Collected data.
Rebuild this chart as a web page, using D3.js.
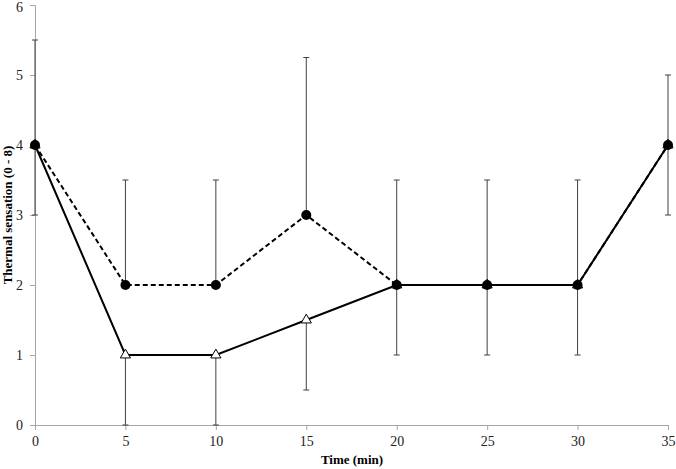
<!DOCTYPE html>
<html><head><meta charset="utf-8">
<script src="https://cdn.jsdelivr.net/npm/d3@7"></script>
<style>body{margin:0;background:#fff}svg{display:block}
text{font-family:"Liberation Serif","DejaVu Serif",serif;}</style>
</head><body>
<svg id="c" width="676" height="469"></svg>
<script>
const times = [0, 5, 10, 15, 20, 25, 30, 35];
const circleValues = [4, 2, 2, 3, 2, 2, 2, 4];
const circleErrPlus = [1.5, 1.5, 1.5, 2.25, 1.5, 1.5, 1.5, 1];
const triangleValues = [4, 1, 1, 1.5, 2, 2, 2, 4];
const triangleErrMinus = [1, 1, 1, 1, 1, 1, 1, 1];
const xTicks = [0, 5, 10, 15, 20, 25, 30, 35];
const yTicks = [0, 1, 2, 3, 4, 5, 6];

const svg = d3.select("#c");
const x = d3.scaleLinear().domain([0, 35]).range([35, 668]);
const y = d3.scaleLinear().domain([0, 6]).range([425, 5]);
const font = "Liberation Serif, DejaVu Serif, serif";
const axisColor = "#a6a6a6";

// axes
const xAxis = svg.append("g").attr("transform", "translate(0,425)")
  .call(d3.axisBottom(x).tickValues(xTicks).tickFormat(d3.format("d")).tickSize(5).tickPadding(6));
const yAxis = svg.append("g").attr("transform", "translate(35,0)")
  .call(d3.axisLeft(y).tickValues(yTicks).tickFormat(d3.format("d")).tickSize(5).tickPadding(7));
[xAxis, yAxis].forEach(a => {
  a.attr("font-family", font);
  a.select(".domain").attr("stroke", axisColor);
  a.selectAll(".tick line").attr("stroke", axisColor);
  a.selectAll(".tick text").style("font-family", font).attr("font-size", 14).attr("fill", "#222");
});
yAxis.selectAll(".tick text").filter(d => d === 6).attr("dy", "0.45em");

// error bars
const ebColor = "#404040";
function errBar(xv, y1, y2) {
  const g = svg.append("g").attr("stroke", ebColor).attr("stroke-width", 1);
  g.append("line").attr("x1", x(xv)).attr("x2", x(xv)).attr("y1", y(y1)).attr("y2", y(y2));
  g.append("line").attr("x1", x(xv) - 3).attr("x2", x(xv) + 3).attr("y1", y(y2)).attr("y2", y(y2));
}
times.forEach((t, i) => {
  errBar(t, circleValues[i], circleValues[i] + circleErrPlus[i]);
  errBar(t, triangleValues[i], triangleValues[i] - triangleErrMinus[i]);
});

const line = d3.line().x(d => x(d[0])).y(d => y(d[1]));
svg.append("path").datum(times.map((t, i) => [t, circleValues[i]]))
  .attr("d", line).attr("fill", "none").attr("stroke", "#000").attr("stroke-width", 2)
  .attr("stroke-dasharray", "5,3");
svg.append("path").datum(times.map((t, i) => [t, triangleValues[i]]))
  .attr("d", line).attr("fill", "none").attr("stroke", "#000").attr("stroke-width", 2);

// markers
svg.selectAll(".tri").data(times).enter().append("path")
  .attr("transform", (t, i) => `translate(${x(t)},${y(triangleValues[i])})`)
  .attr("d", d3.symbol(d3.symbolTriangle, 45)())
  .attr("fill", "#fff").attr("stroke", "#000").attr("stroke-width", 1);
svg.selectAll(".cir").data(times).enter().append("circle")
  .attr("cx", t => x(t)).attr("cy", (t, i) => y(circleValues[i])).attr("r", 5)
  .attr("fill", "#000");

// titles
svg.append("text").attr("x", 352).attr("y", 464).attr("text-anchor", "middle")
  .style("font-family", font).attr("font-size", 13).attr("font-weight", "bold").text("Time (min)");
svg.append("text").attr("transform", "translate(12,215) rotate(-90)").attr("text-anchor", "middle")
  .style("font-family", font).attr("font-size", 13).attr("font-weight", "bold").text("Thermal sensation (0 - 8)");
</script>
</body></html>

Your goal. Take the listing and print it again exactly, but without any pictures.

Full output.
Rebuild this chart as a web page, using D3.js.
<!DOCTYPE html>
<html><head><meta charset="utf-8">
<script src="https://cdn.jsdelivr.net/npm/d3@7"></script>
<style>body{margin:0;background:#fff}svg{display:block}
text{font-family:"Liberation Serif","DejaVu Serif",serif;}</style>
</head><body>
<svg id="c" width="676" height="469"></svg>
<script>
const times = [0, 5, 10, 15, 20, 25, 30, 35];
const circleValues = [4, 2, 2, 3, 2, 2, 2, 4];
const circleErrPlus = [1.5, 1.5, 1.5, 2.25, 1.5, 1.5, 1.5, 1];
const triangleValues = [4, 1, 1, 1.5, 2, 2, 2, 4];
const triangleErrMinus = [1, 1, 1, 1, 1, 1, 1, 1];
const xTicks = [0, 5, 10, 15, 20, 25, 30, 35];
const yTicks = [0, 1, 2, 3, 4, 5, 6];

const svg = d3.select("#c");
const x = d3.scaleLinear().domain([0, 35]).range([35, 668]);
const y = d3.scaleLinear().domain([0, 6]).range([425, 5]);
const font = "Liberation Serif, DejaVu Serif, serif";
const axisColor = "#a6a6a6";

// axes
const xAxis = svg.append("g").attr("transform", "translate(0,425)")
  .call(d3.axisBottom(x).tickValues(xTicks).tickFormat(d3.format("d")).tickSize(5).tickPadding(6));
const yAxis = svg.append("g").attr("transform", "translate(35,0)")
  .call(d3.axisLeft(y).tickValues(yTicks).tickFormat(d3.format("d")).tickSize(5).tickPadding(7));
[xAxis, yAxis].forEach(a => {
  a.attr("font-family", font);
  a.select(".domain").attr("stroke", axisColor);
  a.selectAll(".tick line").attr("stroke", axisColor);
  a.selectAll(".tick text").style("font-family", font).attr("font-size", 14).attr("fill", "#222");
});
yAxis.selectAll(".tick text").filter(d => d === 6).attr("dy", "0.45em");

// error bars
const ebColor = "#404040";
function errBar(xv, y1, y2) {
  const g = svg.append("g").attr("stroke", ebColor).attr("stroke-width", 1);
  g.append("line").attr("x1", x(xv)).attr("x2", x(xv)).attr("y1", y(y1)).attr("y2", y(y2));
  g.append("line").attr("x1", x(xv) - 3).attr("x2", x(xv) + 3).attr("y1", y(y2)).attr("y2", y(y2));
}
times.forEach((t, i) => {
  errBar(t, circleValues[i], circleValues[i] + circleErrPlus[i]);
  errBar(t, triangleValues[i], triangleValues[i] - triangleErrMinus[i]);
});

const line = d3.line().x(d => x(d[0])).y(d => y(d[1]));
svg.append("path").datum(times.map((t, i) => [t, circleValues[i]]))
  .attr("d", line).attr("fill", "none").attr("stroke", "#000").attr("stroke-width", 2)
  .attr("stroke-dasharray", "5,3");
svg.append("path").datum(times.map((t, i) => [t, triangleValues[i]]))
  .attr("d", line).attr("fill", "none").attr("stroke", "#000").attr("stroke-width", 2);

// markers
svg.selectAll(".tri").data(times).enter().append("path")
  .attr("transform", (t, i) => `translate(${x(t)},${y(triangleValues[i])})`)
  .attr("d", d3.symbol(d3.symbolTriangle, 45)())
  .attr("fill", "#fff").attr("stroke", "#000").attr("stroke-width", 1);
svg.selectAll(".cir").data(times).enter().append("circle")
  .attr("cx", t => x(t)).attr("cy", (t, i) => y(circleValues[i])).attr("r", 5)
  .attr("fill", "#000");

// titles
svg.append("text").attr("x", 352).attr("y", 464).attr("text-anchor", "middle")
  .style("font-family", font).attr("font-size", 13).attr("font-weight", "bold").text("Time (min)");
svg.append("text").attr("transform", "translate(12,215) rotate(-90)").attr("text-anchor", "middle")
  .style("font-family", font).attr("font-size", 13).attr("font-weight", "bold").text("Thermal sensation (0 - 8)");
</script>
</body></html>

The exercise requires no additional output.